What warnings are printed on aerosol deodorants?

By law, aerosol deodorants must be printed with the warning “keep out of reach of children”.

Most aerosol deodorants also have a warning that says “solvent abuse can kill instantly”. This is not a legal requirement, but is recommended by BAMA due to the risk of people inhaling aerosols to intentionally get high.

Giorgia’s parents believe the warning should be changed to “solvent use can kill instantly”, because Giorgia was not abusing deodorant.

Aerosol deodorants must also contain instructions on their correct usage, which are written following risk assessments carried out by the manufacturer. For example, the instructions might say “use in short bursts in well-ventilated places”.

If an aerosol deodorant is flammable there must also be a warning about this.

BAMA said in a statement: “The British Aerosol Manufacturers’ Association (BAMA) takes very seriously any incident involving aerosol products, and we were deeply saddened to learn of the death of someone so young.

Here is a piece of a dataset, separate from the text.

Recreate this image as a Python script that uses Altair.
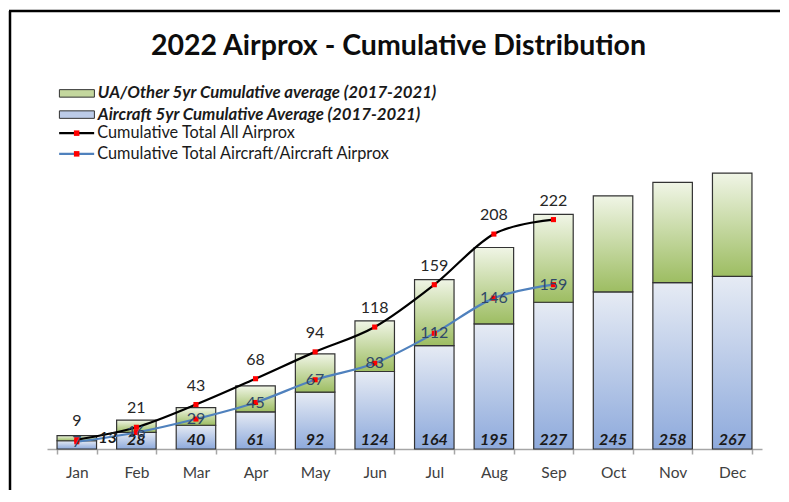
import altair as alt
import pandas as pd

months = ["Jan", "Feb", "Mar", "Apr", "May", "Jun", "Jul", "Aug", "Sep", "Oct", "Nov", "Dec"]
aircraft_avg = [8, 16, 23, 36, 55, 75, 100, 121, 142, 152, 161, 167]
total_avg = [13, 28, 40, 61, 92, 124, 164, 195, 227, 245, 258, 267]
all_airprox = [9, 21, 43, 68, 94, 118, 159, 208, 222]
ac_airprox = [7, 16, 29, 45, 67, 83, 112, 146, 159]

bar_names = ["UA/Other 5yr Cumulative average (2017-2021)",
             "Aircraft 5yr Cumulative Average (2017-2021)"]
line_names = ["Cumulative Total All Airprox",
              "Cumulative Total Aircraft/Aircraft Airprox"]
marker_keys = ["marker_all", "marker_ac"]

W, H = 715, 310
FONT = "Lato"

bars = pd.DataFrame({"month": months, "aircraft": aircraft_avg,
                     "total": total_avg, "zero": [0] * len(months)})
n = len(all_airprox)
lines = pd.DataFrame({
    "month": months[:n] * 2,
    "value": all_airprox + ac_airprox,
    "series": [line_names[0]] * n + [line_names[1]] * n,
    "marker": [marker_keys[0]] * n + [marker_keys[1]] * n,
})
all_df = lines[lines["series"] == line_names[0]]
ac_df = lines[lines["series"] == line_names[1]]
leg_bars = pd.DataFrame({"month": months[:2], "bar_series": bar_names, "zero": [0, 0]})

x_axis = alt.Axis(title=None, labelAngle=0, labelFont=FONT, labelFontSize=15.5,
                  labelColor="#404040", labelPadding=11, domainColor="#a6a6a6",
                  domainWidth=1.5, tickColor="#a6a6a6", tickWidth=1.5, tickSize=5,
                  tickBand="extent", grid=False)
X = alt.X("month:N", sort=months, axis=x_axis,
          scale=alt.Scale(paddingInner=0.337, paddingOuter=0.1685))


def Y(field):
    return alt.Y(field, scale=alt.Scale(domain=[0, 300]), axis=None)


def grad(top, bottom):
    return alt.Gradient(gradient="linear", x1=0, x2=0, y1=0, y2=1,
                        stops=[alt.GradientStop(offset=0, color=top),
                               alt.GradientStop(offset=1, color=bottom)])


blue_bars = alt.Chart(bars).mark_bar(
    fill=grad("#e6ebf4", "#8eaadc"), stroke="#333333", strokeWidth=1.2
).encode(x=X, y=Y("aircraft:Q"))

green_bars = alt.Chart(bars).mark_bar(
    fill=grad("#f0f5e6", "#9dbd62"), stroke="#333333", strokeWidth=1.2
).encode(x=X, y=Y("aircraft:Q"), y2="total:Q")

label_style = dict(font=FONT, fontSize=16, fontStyle="italic", fontWeight="bold",
                   color="#1a1a1a")
bar_labels = alt.Chart(bars).transform_filter("datum.total >= 20").mark_text(
    baseline="bottom", dy=-1, **label_style
).encode(x=X, y=Y("zero:Q"), text="total:Q")

# short bar: Excel pushes its label beside the bar
short_labels = alt.Chart(bars).transform_filter("datum.total < 20").mark_text(
    baseline="middle", dx=31, dy=2, **label_style
).encode(x=X, y=Y("total:Q"), text="total:Q")

rect_path = "M-3.5,-0.75H3.5V0.75H-3.5Z"
line_path = "M-3.5,0H3.5"
sq_path = "M-0.55,-0.55H0.55V0.55H-0.55Z"

LX = 21.5
bar_legend = alt.Chart(leg_bars).mark_square(opacity=0).encode(
    x=X, y=Y("zero:Q"),
    fill=alt.Fill("bar_series:N",
                  scale=alt.Scale(domain=bar_names, range=["#c4d79e", "#bccbe8"]),
                  legend=alt.Legend(orient="none", legendX=LX, legendY=-54, title=None,
                                    symbolType=rect_path, symbolSize=100,
                                    symbolStrokeColor="#333333", symbolStrokeWidth=1,
                                    symbolOpacity=1, labelFont=FONT, labelFontSize=16.8,
                                    labelFontStyle="italic", labelFontWeight="bold",
                                    labelColor="#1a1a1a", labelOffset=12.5,
                                    rowPadding=3.2, padding=0, labelLimit=600))
)

line_layer = alt.Chart(lines).mark_line(
    interpolate="cardinal", tension=0, strokeWidth=2.2
).encode(
    x=X, y=Y("value:Q"),
    stroke=alt.Stroke("series:N",
                      scale=alt.Scale(domain=line_names, range=["#000000", "#4f81bd"]),
                      legend=alt.Legend(orient="none", legendX=LX, legendY=-14, title=None,
                                        symbolType=line_path, symbolSize=100,
                                        symbolStrokeWidth=2.2, labelFont=FONT,
                                        labelFontSize=16.3, labelColor="#1a1a1a",
                                        labelOffset=12.5, rowPadding=3.7, padding=0,
                                        labelLimit=600))
)

marker_legend = alt.Chart(lines).mark_point(filled=True, color="#ff0000", opacity=0).encode(
    x=X, y=Y("value:Q"),
    shape=alt.Shape("marker:N",
                    scale=alt.Scale(domain=marker_keys, range=[sq_path, sq_path]),
                    legend=alt.Legend(orient="none", legendX=LX, legendY=-14, title=None,
                                      symbolSize=100, symbolFillColor="#ff0000",
                                      symbolStrokeColor="#ff0000", symbolStrokeWidth=0,
                                      symbolOpacity=1, labelOpacity=0, labelFont=FONT,
                                      labelFontSize=16.3, labelOffset=12.5, rowPadding=3.7,
                                      padding=0))
)

markers = alt.Chart(lines).mark_square(size=26, color="#ff0000", opacity=1).encode(
    x=X, y=Y("value:Q"))

all_labels = alt.Chart(all_df).mark_text(
    font=FONT, fontSize=16, dy=-19, color="#262626"
).encode(x=X, y=Y("value:Q"), text="value:Q")

ac_labels = alt.Chart(ac_df).mark_text(
    font=FONT, fontSize=16, color="#2f4868"
).encode(x=X, y=Y("value:Q"), text="value:Q")

frame_df = pd.DataFrame({"k": [0]})
left_border = alt.Chart(frame_df).mark_rule(color="black", strokeWidth=2.5).encode(
    x=alt.value(-37), y=alt.value(-128), y2=alt.value(400))
top_border = alt.Chart(frame_df).mark_rule(color="black", strokeWidth=2.5).encode(
    x=alt.value(-38), x2=alt.value(760), y=alt.value(-128))

chart = alt.layer(
    blue_bars, green_bars, bar_legend, line_layer, marker_legend, markers,
    bar_labels, short_labels, all_labels, ac_labels, left_border, top_border
).properties(
    width=W, height=H,
    background="white",
    autosize=alt.AutoSizeParams(type="none"),
    padding={"left": 39, "top": 131, "right": 18, "bottom": 41},
    title=alt.TitleParams("2022 Airprox - Cumulative Distribution", font=FONT,
                          fontSize=28.5, fontWeight="bold", color="#0d0d0d",
                          anchor="middle", frame="group", offset=-51, dx=-6),
).configure_view(strokeWidth=0)

chart.save("out.html", embed_options={"renderer": "svg", "actions": False})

“As an industry association we work with manufacturers to ensure that aerosols are made to the highest safety standards and are labelled with very clear warnings and usage instructions and recommend that anyone using an aerosol does so in accordance with the manufacturer’s instructions.

“We also recommend applying a number of additional warnings and usage instructions, beyond those required by regulation, and continue to review these to encourage the safe use of aerosols.”